* begin *

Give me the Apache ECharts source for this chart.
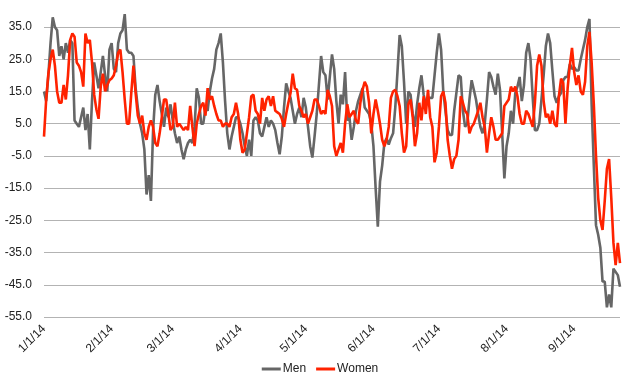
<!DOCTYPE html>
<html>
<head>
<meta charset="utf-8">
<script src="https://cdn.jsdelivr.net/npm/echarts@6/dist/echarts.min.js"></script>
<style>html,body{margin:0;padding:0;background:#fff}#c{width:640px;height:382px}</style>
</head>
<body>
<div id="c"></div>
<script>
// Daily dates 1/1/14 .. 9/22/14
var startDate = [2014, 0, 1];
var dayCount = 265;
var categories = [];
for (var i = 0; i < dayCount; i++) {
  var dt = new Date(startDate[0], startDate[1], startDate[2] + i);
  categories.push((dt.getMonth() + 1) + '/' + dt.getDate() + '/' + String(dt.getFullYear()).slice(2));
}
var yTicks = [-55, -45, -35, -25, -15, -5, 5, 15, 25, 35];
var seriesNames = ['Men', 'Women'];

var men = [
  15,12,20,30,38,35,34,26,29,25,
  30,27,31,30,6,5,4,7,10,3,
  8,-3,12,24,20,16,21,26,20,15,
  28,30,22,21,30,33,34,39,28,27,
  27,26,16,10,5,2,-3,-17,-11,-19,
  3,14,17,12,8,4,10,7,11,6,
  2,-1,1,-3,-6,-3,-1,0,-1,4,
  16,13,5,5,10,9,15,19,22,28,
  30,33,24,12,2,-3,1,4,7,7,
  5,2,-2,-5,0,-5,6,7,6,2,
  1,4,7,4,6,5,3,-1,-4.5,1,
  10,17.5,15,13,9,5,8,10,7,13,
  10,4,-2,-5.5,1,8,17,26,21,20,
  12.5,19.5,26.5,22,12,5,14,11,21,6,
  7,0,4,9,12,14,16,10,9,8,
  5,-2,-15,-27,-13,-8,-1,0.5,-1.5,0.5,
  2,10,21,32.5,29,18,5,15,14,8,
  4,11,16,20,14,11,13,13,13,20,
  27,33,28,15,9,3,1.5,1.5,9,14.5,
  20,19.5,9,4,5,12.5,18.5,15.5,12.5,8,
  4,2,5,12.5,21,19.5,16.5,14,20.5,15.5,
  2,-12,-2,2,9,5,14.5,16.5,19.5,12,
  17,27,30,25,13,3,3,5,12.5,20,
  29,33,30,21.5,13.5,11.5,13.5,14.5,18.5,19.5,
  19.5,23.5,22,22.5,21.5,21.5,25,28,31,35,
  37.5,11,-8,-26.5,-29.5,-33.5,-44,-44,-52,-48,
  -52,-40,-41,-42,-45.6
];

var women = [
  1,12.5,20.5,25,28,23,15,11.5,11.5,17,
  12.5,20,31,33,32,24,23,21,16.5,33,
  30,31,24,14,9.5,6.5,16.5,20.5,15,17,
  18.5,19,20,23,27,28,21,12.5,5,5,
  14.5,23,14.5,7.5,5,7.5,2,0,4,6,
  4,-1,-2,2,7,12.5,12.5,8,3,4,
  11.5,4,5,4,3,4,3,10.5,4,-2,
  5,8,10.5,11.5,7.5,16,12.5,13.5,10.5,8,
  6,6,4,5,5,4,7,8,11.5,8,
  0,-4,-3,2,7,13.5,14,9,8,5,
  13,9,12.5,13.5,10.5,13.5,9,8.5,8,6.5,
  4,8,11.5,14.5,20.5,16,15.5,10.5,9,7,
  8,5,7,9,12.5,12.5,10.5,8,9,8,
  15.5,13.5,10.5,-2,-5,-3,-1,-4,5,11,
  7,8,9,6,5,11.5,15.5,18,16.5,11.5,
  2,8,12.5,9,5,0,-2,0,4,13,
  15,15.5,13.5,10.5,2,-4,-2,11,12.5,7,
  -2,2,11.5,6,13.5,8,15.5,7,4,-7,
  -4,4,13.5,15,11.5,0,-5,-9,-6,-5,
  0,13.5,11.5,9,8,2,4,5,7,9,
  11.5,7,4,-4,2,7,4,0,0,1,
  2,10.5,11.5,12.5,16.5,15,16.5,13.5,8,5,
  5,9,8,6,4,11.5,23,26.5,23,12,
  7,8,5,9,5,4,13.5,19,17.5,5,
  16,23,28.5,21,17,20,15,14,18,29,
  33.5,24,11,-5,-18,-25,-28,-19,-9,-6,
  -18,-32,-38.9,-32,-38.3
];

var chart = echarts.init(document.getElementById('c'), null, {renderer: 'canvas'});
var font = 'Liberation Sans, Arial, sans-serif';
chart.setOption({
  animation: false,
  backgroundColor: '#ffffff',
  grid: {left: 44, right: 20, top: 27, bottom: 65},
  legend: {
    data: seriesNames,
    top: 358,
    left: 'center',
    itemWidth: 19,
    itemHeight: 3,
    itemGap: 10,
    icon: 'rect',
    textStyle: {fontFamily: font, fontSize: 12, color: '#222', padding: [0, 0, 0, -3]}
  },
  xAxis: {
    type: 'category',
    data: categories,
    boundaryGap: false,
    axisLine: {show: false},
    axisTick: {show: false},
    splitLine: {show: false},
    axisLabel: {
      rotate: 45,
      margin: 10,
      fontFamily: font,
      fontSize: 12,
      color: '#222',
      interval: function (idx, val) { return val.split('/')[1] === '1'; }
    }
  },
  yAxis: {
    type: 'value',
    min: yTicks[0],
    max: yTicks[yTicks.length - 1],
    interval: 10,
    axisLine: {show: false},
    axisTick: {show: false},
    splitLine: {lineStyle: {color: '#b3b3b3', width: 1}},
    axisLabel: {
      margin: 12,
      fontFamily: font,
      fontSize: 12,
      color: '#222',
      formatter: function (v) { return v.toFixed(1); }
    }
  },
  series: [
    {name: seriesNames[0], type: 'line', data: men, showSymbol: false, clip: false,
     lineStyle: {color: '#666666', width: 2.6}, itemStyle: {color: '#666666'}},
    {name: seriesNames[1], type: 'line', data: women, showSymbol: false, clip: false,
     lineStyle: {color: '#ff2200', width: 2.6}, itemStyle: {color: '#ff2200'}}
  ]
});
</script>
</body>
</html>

* end *

**The request**
Word for word, quote the full listing, omitting every picture.

**Answer to this task**
Give me the Apache ECharts source for this chart.
<!DOCTYPE html>
<html>
<head>
<meta charset="utf-8">
<script src="https://cdn.jsdelivr.net/npm/echarts@6/dist/echarts.min.js"></script>
<style>html,body{margin:0;padding:0;background:#fff}#c{width:640px;height:382px}</style>
</head>
<body>
<div id="c"></div>
<script>
// Daily dates 1/1/14 .. 9/22/14
var startDate = [2014, 0, 1];
var dayCount = 265;
var categories = [];
for (var i = 0; i < dayCount; i++) {
  var dt = new Date(startDate[0], startDate[1], startDate[2] + i);
  categories.push((dt.getMonth() + 1) + '/' + dt.getDate() + '/' + String(dt.getFullYear()).slice(2));
}
var yTicks = [-55, -45, -35, -25, -15, -5, 5, 15, 25, 35];
var seriesNames = ['Men', 'Women'];

var men = [
  15,12,20,30,38,35,34,26,29,25,
  30,27,31,30,6,5,4,7,10,3,
  8,-3,12,24,20,16,21,26,20,15,
  28,30,22,21,30,33,34,39,28,27,
  27,26,16,10,5,2,-3,-17,-11,-19,
  3,14,17,12,8,4,10,7,11,6,
  2,-1,1,-3,-6,-3,-1,0,-1,4,
  16,13,5,5,10,9,15,19,22,28,
  30,33,24,12,2,-3,1,4,7,7,
  5,2,-2,-5,0,-5,6,7,6,2,
  1,4,7,4,6,5,3,-1,-4.5,1,
  10,17.5,15,13,9,5,8,10,7,13,
  10,4,-2,-5.5,1,8,17,26,21,20,
  12.5,19.5,26.5,22,12,5,14,11,21,6,
  7,0,4,9,12,14,16,10,9,8,
  5,-2,-15,-27,-13,-8,-1,0.5,-1.5,0.5,
  2,10,21,32.5,29,18,5,15,14,8,
  4,11,16,20,14,11,13,13,13,20,
  27,33,28,15,9,3,1.5,1.5,9,14.5,
  20,19.5,9,4,5,12.5,18.5,15.5,12.5,8,
  4,2,5,12.5,21,19.5,16.5,14,20.5,15.5,
  2,-12,-2,2,9,5,14.5,16.5,19.5,12,
  17,27,30,25,13,3,3,5,12.5,20,
  29,33,30,21.5,13.5,11.5,13.5,14.5,18.5,19.5,
  19.5,23.5,22,22.5,21.5,21.5,25,28,31,35,
  37.5,11,-8,-26.5,-29.5,-33.5,-44,-44,-52,-48,
  -52,-40,-41,-42,-45.6
];

var women = [
  1,12.5,20.5,25,28,23,15,11.5,11.5,17,
  12.5,20,31,33,32,24,23,21,16.5,33,
  30,31,24,14,9.5,6.5,16.5,20.5,15,17,
  18.5,19,20,23,27,28,21,12.5,5,5,
  14.5,23,14.5,7.5,5,7.5,2,0,4,6,
  4,-1,-2,2,7,12.5,12.5,8,3,4,
  11.5,4,5,4,3,4,3,10.5,4,-2,
  5,8,10.5,11.5,7.5,16,12.5,13.5,10.5,8,
  6,6,4,5,5,4,7,8,11.5,8,
  0,-4,-3,2,7,13.5,14,9,8,5,
  13,9,12.5,13.5,10.5,13.5,9,8.5,8,6.5,
  4,8,11.5,14.5,20.5,16,15.5,10.5,9,7,
  8,5,7,9,12.5,12.5,10.5,8,9,8,
  15.5,13.5,10.5,-2,-5,-3,-1,-4,5,11,
  7,8,9,6,5,11.5,15.5,18,16.5,11.5,
  2,8,12.5,9,5,0,-2,0,4,13,
  15,15.5,13.5,10.5,2,-4,-2,11,12.5,7,
  -2,2,11.5,6,13.5,8,15.5,7,4,-7,
  -4,4,13.5,15,11.5,0,-5,-9,-6,-5,
  0,13.5,11.5,9,8,2,4,5,7,9,
  11.5,7,4,-4,2,7,4,0,0,1,
  2,10.5,11.5,12.5,16.5,15,16.5,13.5,8,5,
  5,9,8,6,4,11.5,23,26.5,23,12,
  7,8,5,9,5,4,13.5,19,17.5,5,
  16,23,28.5,21,17,20,15,14,18,29,
  33.5,24,11,-5,-18,-25,-28,-19,-9,-6,
  -18,-32,-38.9,-32,-38.3
];

var chart = echarts.init(document.getElementById('c'), null, {renderer: 'canvas'});
var font = 'Liberation Sans, Arial, sans-serif';
chart.setOption({
  animation: false,
  backgroundColor: '#ffffff',
  grid: {left: 44, right: 20, top: 27, bottom: 65},
  legend: {
    data: seriesNames,
    top: 358,
    left: 'center',
    itemWidth: 19,
    itemHeight: 3,
    itemGap: 10,
    icon: 'rect',
    textStyle: {fontFamily: font, fontSize: 12, color: '#222', padding: [0, 0, 0, -3]}
  },
  xAxis: {
    type: 'category',
    data: categories,
    boundaryGap: false,
    axisLine: {show: false},
    axisTick: {show: false},
    splitLine: {show: false},
    axisLabel: {
      rotate: 45,
      margin: 10,
      fontFamily: font,
      fontSize: 12,
      color: '#222',
      interval: function (idx, val) { return val.split('/')[1] === '1'; }
    }
  },
  yAxis: {
    type: 'value',
    min: yTicks[0],
    max: yTicks[yTicks.length - 1],
    interval: 10,
    axisLine: {show: false},
    axisTick: {show: false},
    splitLine: {lineStyle: {color: '#b3b3b3', width: 1}},
    axisLabel: {
      margin: 12,
      fontFamily: font,
      fontSize: 12,
      color: '#222',
      formatter: function (v) { return v.toFixed(1); }
    }
  },
  series: [
    {name: seriesNames[0], type: 'line', data: men, showSymbol: false, clip: false,
     lineStyle: {color: '#666666', width: 2.6}, itemStyle: {color: '#666666'}},
    {name: seriesNames[1], type: 'line', data: women, showSymbol: false, clip: false,
     lineStyle: {color: '#ff2200', width: 2.6}, itemStyle: {color: '#ff2200'}}
  ]
});
</script>
</body>
</html>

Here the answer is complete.